* **What you have to do**: Only the lines from the start of the material through the line containing "const VAL_COL = 102;" are to be extracted, exactly as they appear.

***** Data

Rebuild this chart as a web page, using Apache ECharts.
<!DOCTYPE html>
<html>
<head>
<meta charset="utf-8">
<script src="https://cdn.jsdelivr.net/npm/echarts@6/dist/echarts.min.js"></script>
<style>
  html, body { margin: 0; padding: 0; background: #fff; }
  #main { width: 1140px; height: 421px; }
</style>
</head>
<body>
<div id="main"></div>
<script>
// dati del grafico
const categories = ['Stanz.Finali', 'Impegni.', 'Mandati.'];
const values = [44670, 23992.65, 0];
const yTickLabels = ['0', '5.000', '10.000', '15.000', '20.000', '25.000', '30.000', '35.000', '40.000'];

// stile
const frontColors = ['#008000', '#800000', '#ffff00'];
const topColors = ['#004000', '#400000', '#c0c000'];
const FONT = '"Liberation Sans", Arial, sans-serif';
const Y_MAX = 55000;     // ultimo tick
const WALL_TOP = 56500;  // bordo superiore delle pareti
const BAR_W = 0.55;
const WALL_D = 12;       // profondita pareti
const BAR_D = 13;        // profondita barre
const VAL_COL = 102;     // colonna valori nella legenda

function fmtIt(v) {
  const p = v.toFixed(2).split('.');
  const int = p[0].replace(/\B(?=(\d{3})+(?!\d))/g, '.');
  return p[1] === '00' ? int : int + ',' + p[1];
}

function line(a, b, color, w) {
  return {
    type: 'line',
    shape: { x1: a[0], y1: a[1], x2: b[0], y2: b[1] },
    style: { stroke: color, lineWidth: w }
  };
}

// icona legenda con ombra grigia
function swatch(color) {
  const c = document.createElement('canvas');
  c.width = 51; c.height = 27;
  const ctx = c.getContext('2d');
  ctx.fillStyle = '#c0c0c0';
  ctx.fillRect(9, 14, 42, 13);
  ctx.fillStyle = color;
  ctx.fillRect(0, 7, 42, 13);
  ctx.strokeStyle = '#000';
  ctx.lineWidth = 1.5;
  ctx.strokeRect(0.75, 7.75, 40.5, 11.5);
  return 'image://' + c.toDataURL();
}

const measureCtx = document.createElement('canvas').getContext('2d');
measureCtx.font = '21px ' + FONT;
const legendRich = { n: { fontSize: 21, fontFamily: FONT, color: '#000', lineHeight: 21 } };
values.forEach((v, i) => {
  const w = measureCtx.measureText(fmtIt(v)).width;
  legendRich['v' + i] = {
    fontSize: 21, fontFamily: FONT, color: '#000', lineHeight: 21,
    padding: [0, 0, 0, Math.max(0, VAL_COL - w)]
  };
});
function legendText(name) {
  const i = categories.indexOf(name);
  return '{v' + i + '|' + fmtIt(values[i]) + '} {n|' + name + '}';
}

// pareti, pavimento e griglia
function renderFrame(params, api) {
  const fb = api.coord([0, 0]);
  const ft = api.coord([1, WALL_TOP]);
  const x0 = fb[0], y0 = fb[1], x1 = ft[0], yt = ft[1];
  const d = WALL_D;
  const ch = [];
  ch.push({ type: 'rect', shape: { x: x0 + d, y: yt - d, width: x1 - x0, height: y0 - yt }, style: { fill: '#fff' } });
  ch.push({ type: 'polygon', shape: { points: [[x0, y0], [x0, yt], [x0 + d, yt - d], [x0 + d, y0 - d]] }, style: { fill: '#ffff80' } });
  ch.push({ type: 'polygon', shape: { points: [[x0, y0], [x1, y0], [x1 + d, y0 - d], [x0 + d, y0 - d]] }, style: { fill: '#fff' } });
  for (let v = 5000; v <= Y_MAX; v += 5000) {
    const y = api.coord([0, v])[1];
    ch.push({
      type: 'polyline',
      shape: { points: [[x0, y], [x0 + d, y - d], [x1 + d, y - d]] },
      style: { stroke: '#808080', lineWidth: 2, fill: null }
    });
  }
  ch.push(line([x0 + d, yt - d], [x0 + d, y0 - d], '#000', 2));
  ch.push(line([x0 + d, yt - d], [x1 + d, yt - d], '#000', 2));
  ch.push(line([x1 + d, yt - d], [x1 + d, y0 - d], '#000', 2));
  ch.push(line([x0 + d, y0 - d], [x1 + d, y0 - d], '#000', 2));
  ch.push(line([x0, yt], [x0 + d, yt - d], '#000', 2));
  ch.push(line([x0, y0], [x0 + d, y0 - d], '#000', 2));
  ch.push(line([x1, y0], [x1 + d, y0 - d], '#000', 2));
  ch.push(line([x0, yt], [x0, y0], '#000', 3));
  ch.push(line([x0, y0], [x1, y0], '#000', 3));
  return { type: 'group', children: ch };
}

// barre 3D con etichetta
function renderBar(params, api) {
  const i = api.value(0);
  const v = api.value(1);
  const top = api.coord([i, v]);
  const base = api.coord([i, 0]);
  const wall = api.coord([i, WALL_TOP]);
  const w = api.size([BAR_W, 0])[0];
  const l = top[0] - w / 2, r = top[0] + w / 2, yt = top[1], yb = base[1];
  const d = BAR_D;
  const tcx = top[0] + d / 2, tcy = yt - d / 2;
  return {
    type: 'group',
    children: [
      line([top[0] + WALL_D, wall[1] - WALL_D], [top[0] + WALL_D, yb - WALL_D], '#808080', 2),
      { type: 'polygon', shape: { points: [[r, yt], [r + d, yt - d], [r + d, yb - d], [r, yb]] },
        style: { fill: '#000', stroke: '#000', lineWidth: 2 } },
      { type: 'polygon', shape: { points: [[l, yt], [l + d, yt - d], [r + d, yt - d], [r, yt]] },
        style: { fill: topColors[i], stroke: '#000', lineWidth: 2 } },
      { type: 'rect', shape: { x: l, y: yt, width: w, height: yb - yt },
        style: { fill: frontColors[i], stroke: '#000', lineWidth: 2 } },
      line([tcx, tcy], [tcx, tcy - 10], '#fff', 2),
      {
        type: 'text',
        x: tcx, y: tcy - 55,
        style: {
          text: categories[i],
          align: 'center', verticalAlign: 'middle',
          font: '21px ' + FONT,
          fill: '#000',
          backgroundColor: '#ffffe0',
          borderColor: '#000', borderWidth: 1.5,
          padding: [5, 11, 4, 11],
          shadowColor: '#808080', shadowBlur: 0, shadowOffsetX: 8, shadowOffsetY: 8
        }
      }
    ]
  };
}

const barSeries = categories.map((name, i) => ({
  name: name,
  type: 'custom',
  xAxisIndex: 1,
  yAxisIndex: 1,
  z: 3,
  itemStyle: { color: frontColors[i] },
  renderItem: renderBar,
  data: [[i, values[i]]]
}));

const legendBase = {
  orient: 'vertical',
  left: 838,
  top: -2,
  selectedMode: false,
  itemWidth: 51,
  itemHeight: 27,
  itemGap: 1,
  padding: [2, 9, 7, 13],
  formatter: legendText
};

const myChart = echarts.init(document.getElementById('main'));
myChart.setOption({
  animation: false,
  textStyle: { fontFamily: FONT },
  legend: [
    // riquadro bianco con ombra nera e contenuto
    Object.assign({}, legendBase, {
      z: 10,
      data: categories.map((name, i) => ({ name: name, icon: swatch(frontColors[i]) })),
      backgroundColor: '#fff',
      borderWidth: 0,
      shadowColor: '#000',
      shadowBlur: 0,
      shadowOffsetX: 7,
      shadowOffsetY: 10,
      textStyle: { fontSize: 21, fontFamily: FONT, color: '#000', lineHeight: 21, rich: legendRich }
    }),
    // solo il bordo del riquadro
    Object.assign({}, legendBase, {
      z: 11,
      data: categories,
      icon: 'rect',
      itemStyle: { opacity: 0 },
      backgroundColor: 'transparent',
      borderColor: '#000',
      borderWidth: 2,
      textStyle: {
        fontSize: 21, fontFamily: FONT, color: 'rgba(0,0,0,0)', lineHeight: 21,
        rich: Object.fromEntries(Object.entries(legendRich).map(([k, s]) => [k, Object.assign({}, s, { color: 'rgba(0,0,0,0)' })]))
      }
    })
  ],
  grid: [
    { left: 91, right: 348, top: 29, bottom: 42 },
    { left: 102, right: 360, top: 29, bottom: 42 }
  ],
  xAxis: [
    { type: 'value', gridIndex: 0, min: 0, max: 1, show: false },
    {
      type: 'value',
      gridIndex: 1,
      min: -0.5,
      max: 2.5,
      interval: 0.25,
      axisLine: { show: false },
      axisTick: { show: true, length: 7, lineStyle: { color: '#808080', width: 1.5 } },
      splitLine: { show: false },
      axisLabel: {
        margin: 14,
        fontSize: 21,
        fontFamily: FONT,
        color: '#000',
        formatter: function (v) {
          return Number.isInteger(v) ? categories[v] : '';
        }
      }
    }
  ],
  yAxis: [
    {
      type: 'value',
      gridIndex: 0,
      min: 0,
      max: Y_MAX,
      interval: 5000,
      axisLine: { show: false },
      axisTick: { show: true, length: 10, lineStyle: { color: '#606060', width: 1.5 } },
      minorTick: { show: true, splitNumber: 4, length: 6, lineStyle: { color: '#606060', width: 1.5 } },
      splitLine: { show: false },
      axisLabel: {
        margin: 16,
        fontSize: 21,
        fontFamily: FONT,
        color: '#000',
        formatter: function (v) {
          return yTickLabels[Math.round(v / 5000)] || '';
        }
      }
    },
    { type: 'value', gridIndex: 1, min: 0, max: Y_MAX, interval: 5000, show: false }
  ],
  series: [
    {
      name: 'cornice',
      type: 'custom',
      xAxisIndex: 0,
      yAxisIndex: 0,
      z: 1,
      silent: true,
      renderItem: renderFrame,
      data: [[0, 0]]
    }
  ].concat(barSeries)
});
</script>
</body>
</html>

**********

* **Solution for this problem**:
Rebuild this chart as a web page, using Apache ECharts.
<!DOCTYPE html>
<html>
<head>
<meta charset="utf-8">
<script src="https://cdn.jsdelivr.net/npm/echarts@6/dist/echarts.min.js"></script>
<style>
  html, body { margin: 0; padding: 0; background: #fff; }
  #main { width: 1140px; height: 421px; }
</style>
</head>
<body>
<div id="main"></div>
<script>
// dati del grafico
const categories = ['Stanz.Finali', 'Impegni.', 'Mandati.'];
const values = [44670, 23992.65, 0];
const yTickLabels = ['0', '5.000', '10.000', '15.000', '20.000', '25.000', '30.000', '35.000', '40.000'];

// stile
const frontColors = ['#008000', '#800000', '#ffff00'];
const topColors = ['#004000', '#400000', '#c0c000'];
const FONT = '"Liberation Sans", Arial, sans-serif';
const Y_MAX = 55000;     // ultimo tick
const WALL_TOP = 56500;  // bordo superiore delle pareti
const BAR_W = 0.55;
const WALL_D = 12;       // profondita pareti
const BAR_D = 13;        // profondita barre
const VAL_COL = 102;     // colonna valori nella legenda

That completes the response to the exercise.